● **AIM OF THE EXERCISE**:
Repeat the material exactly from its first line to the line that includes "(0,0) rectangle (1396,759);". Skip pictures.

● **SUPPLIED DATA**:
====

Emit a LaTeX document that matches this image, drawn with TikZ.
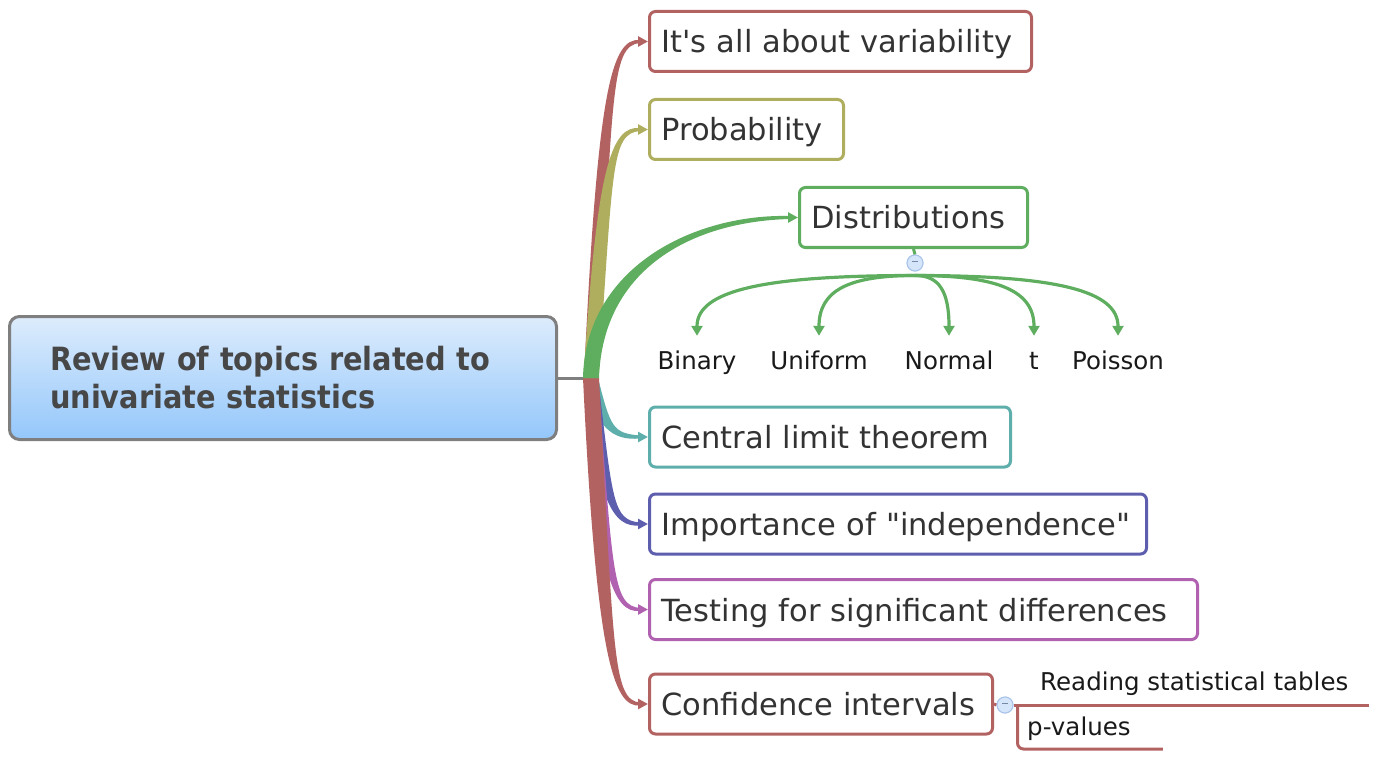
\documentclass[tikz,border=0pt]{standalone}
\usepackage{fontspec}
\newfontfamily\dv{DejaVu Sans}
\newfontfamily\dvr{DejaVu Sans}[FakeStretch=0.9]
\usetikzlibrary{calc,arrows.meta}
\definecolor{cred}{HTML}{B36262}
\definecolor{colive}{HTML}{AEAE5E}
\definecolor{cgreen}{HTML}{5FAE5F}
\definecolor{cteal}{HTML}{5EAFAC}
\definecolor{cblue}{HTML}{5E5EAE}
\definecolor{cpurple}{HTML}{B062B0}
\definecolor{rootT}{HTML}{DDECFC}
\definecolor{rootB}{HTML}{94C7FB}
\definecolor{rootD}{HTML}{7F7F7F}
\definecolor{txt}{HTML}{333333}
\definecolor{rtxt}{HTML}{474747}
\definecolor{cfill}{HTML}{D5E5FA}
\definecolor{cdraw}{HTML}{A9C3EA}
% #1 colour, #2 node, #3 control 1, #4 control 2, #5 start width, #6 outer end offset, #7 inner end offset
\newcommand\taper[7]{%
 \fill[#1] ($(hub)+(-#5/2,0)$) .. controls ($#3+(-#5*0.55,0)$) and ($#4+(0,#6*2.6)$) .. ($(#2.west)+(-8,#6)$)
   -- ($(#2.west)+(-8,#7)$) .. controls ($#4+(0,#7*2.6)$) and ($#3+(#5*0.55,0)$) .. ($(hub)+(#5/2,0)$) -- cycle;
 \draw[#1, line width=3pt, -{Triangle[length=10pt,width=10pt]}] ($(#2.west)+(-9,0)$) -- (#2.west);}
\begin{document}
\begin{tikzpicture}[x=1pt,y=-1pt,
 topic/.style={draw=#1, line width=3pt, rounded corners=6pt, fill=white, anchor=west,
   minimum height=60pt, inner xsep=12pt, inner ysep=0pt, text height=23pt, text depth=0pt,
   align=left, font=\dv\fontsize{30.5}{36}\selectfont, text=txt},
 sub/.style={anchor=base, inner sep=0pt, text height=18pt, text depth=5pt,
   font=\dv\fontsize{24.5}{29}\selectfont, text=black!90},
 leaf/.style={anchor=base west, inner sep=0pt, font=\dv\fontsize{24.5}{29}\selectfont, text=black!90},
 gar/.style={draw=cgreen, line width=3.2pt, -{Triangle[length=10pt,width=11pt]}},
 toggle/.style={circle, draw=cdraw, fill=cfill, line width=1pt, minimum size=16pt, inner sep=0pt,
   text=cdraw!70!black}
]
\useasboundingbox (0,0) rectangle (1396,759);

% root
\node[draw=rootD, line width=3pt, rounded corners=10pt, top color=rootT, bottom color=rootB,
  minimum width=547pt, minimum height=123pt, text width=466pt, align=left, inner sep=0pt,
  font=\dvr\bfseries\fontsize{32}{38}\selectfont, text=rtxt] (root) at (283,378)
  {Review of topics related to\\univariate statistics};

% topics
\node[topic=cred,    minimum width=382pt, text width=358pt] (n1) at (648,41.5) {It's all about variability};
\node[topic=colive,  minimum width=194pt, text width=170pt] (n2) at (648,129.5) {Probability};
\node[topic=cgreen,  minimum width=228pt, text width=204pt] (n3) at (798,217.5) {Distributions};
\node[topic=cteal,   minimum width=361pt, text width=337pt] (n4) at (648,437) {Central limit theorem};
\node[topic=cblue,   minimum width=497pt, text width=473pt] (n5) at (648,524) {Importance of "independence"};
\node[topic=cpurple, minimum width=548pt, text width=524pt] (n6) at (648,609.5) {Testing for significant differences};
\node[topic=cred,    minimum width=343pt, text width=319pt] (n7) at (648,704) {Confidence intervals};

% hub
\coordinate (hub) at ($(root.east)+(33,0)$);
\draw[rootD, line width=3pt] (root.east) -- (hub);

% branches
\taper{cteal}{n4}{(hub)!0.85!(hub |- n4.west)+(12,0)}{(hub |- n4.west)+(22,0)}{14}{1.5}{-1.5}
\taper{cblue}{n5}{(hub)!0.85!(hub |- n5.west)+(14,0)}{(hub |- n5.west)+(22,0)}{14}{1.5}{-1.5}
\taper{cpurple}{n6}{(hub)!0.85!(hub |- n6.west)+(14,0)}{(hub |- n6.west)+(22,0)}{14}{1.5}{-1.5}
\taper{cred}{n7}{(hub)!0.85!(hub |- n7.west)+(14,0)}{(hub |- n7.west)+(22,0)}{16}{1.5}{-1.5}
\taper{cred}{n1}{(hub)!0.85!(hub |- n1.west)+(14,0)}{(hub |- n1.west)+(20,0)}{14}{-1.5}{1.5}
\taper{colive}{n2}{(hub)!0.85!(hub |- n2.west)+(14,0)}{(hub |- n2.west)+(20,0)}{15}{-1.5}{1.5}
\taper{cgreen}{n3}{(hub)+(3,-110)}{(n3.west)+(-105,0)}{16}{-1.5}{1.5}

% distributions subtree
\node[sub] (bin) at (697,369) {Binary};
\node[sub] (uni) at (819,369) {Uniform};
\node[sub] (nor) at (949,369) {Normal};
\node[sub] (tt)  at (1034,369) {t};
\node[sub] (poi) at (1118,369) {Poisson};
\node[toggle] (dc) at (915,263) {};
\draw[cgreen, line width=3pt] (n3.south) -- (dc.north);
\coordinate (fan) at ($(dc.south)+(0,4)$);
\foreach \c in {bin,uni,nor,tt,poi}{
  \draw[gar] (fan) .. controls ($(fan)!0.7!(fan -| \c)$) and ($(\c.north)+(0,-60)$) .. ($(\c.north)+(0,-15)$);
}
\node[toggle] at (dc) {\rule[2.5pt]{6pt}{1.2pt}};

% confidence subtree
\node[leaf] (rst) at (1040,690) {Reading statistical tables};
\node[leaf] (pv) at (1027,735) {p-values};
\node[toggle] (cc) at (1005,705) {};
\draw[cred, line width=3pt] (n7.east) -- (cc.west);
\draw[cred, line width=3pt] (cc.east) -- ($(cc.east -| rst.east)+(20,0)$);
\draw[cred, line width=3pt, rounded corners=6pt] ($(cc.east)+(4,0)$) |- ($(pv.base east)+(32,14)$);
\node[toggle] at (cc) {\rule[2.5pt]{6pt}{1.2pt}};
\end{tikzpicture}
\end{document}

====

● **WRITTEN REPLY**:
Emit a LaTeX document that matches this image, drawn with TikZ.
\documentclass[tikz,border=0pt]{standalone}
\usepackage{fontspec}
\newfontfamily\dv{DejaVu Sans}
\newfontfamily\dvr{DejaVu Sans}[FakeStretch=0.9]
\usetikzlibrary{calc,arrows.meta}
\definecolor{cred}{HTML}{B36262}
\definecolor{colive}{HTML}{AEAE5E}
\definecolor{cgreen}{HTML}{5FAE5F}
\definecolor{cteal}{HTML}{5EAFAC}
\definecolor{cblue}{HTML}{5E5EAE}
\definecolor{cpurple}{HTML}{B062B0}
\definecolor{rootT}{HTML}{DDECFC}
\definecolor{rootB}{HTML}{94C7FB}
\definecolor{rootD}{HTML}{7F7F7F}
\definecolor{txt}{HTML}{333333}
\definecolor{rtxt}{HTML}{474747}
\definecolor{cfill}{HTML}{D5E5FA}
\definecolor{cdraw}{HTML}{A9C3EA}
% #1 colour, #2 node, #3 control 1, #4 control 2, #5 start width, #6 outer end offset, #7 inner end offset
\newcommand\taper[7]{%
 \fill[#1] ($(hub)+(-#5/2,0)$) .. controls ($#3+(-#5*0.55,0)$) and ($#4+(0,#6*2.6)$) .. ($(#2.west)+(-8,#6)$)
   -- ($(#2.west)+(-8,#7)$) .. controls ($#4+(0,#7*2.6)$) and ($#3+(#5*0.55,0)$) .. ($(hub)+(#5/2,0)$) -- cycle;
 \draw[#1, line width=3pt, -{Triangle[length=10pt,width=10pt]}] ($(#2.west)+(-9,0)$) -- (#2.west);}
\begin{document}
\begin{tikzpicture}[x=1pt,y=-1pt,
 topic/.style={draw=#1, line width=3pt, rounded corners=6pt, fill=white, anchor=west,
   minimum height=60pt, inner xsep=12pt, inner ysep=0pt, text height=23pt, text depth=0pt,
   align=left, font=\dv\fontsize{30.5}{36}\selectfont, text=txt},
 sub/.style={anchor=base, inner sep=0pt, text height=18pt, text depth=5pt,
   font=\dv\fontsize{24.5}{29}\selectfont, text=black!90},
 leaf/.style={anchor=base west, inner sep=0pt, font=\dv\fontsize{24.5}{29}\selectfont, text=black!90},
 gar/.style={draw=cgreen, line width=3.2pt, -{Triangle[length=10pt,width=11pt]}},
 toggle/.style={circle, draw=cdraw, fill=cfill, line width=1pt, minimum size=16pt, inner sep=0pt,
   text=cdraw!70!black}
]
\useasboundingbox (0,0) rectangle (1396,759);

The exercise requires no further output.